The other key feature of book-Graham is the leaps he makes. The book has other people describe him as eidetic, but he never calls himself that. What we do see, though, is the process of his thinking. In addition to (**) above, there's a great scene where he figures out how the present killer he's tracking finds his victims: it's all information the audience has been given before, laid out clearly (but hidden in a sea of other information), and he stands in front of a window tying and untying knots in the string of a set of blinds, thinking, thinking, like trying to remember a tip-of-the-tongue word except that he gets it, finally. He literally processes all the visual cues he's been given until they lead him to a logical conclusion, a path that the audience probably couldn't blaze, but can follow. On the TV show, Graham just blurts out things he can't possibly know, as if they're guesses, except they're all correct guesses. We see him furrow his brows and produce an answer, but he's a black box of answers. He's not an intelligent man blessed with vast table memory and a disturbing imagination; he's a walking plot device.
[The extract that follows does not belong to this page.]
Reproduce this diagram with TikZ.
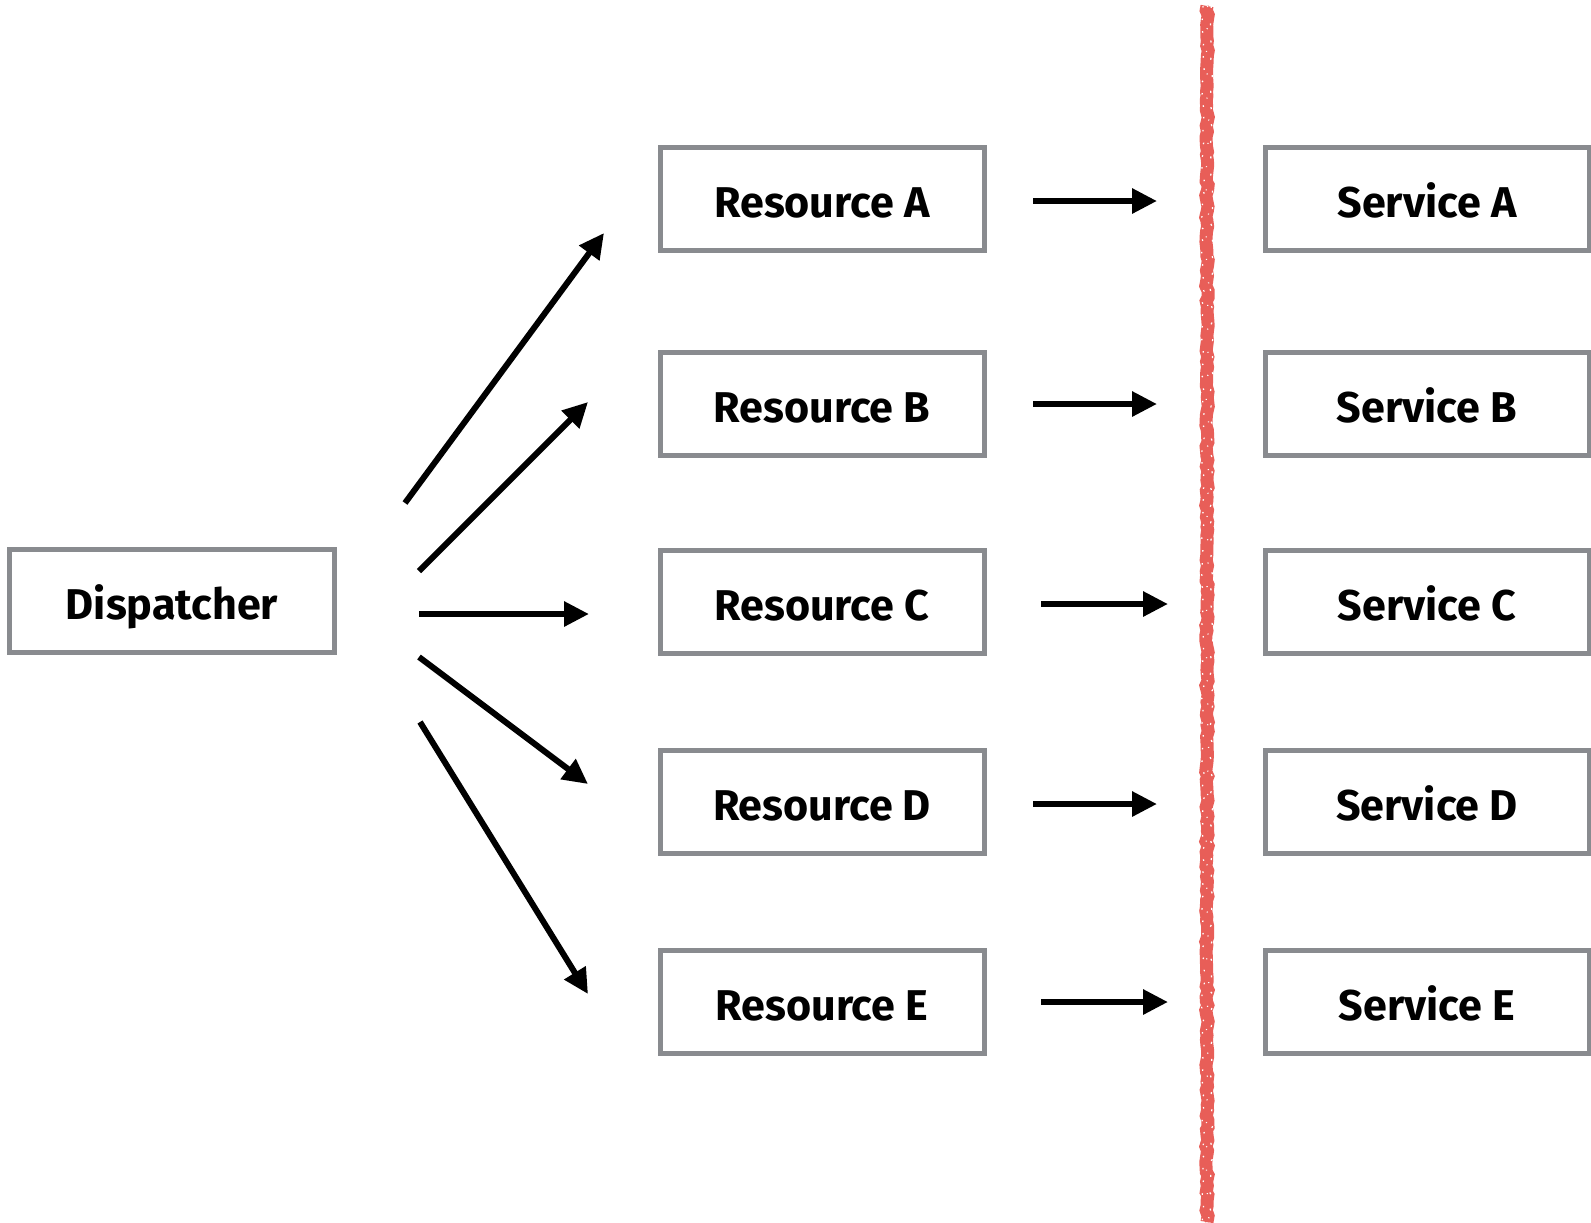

(AND he mispronounces "ketoacidosis", in front of a sciency bunch who would all know the correct pronunciation. I mean, if I do, and I haven't taken chemistry in 21 years. Do your research, people!)

Others have described the potential problems with the character of Lecter himself. (My main problem with him is that Lecter is not a man whose accent would diminish his comprehensibility. His pronunciation would be exquisite, don't you think?) On the one hand, I kind of like the idea of following someone's fanficcy turn at a canon, and seeing where it goes. On the other hand, it's far enough from its "canon" that I don't really recognize the source, and have to treat it as an original story. But without my goodwill towards the source, it doesn't have a lot to win me over with. Potential, maybe, given the cast, but you have to work pretty hard to get me over my basic antipathy for all-serial-killers-all-the-time. I've watched way too much Homicide to believe that killers on the whole are smart enough to get away with it twice.

Now I have to go re-watch the (awesomely 80s and totally a Michael Mann production) earlier adaptation Manhunter which is also very different from the book, but keeps a lot of the same mood, and sense of how investigation is a process rather than an instantaneous result.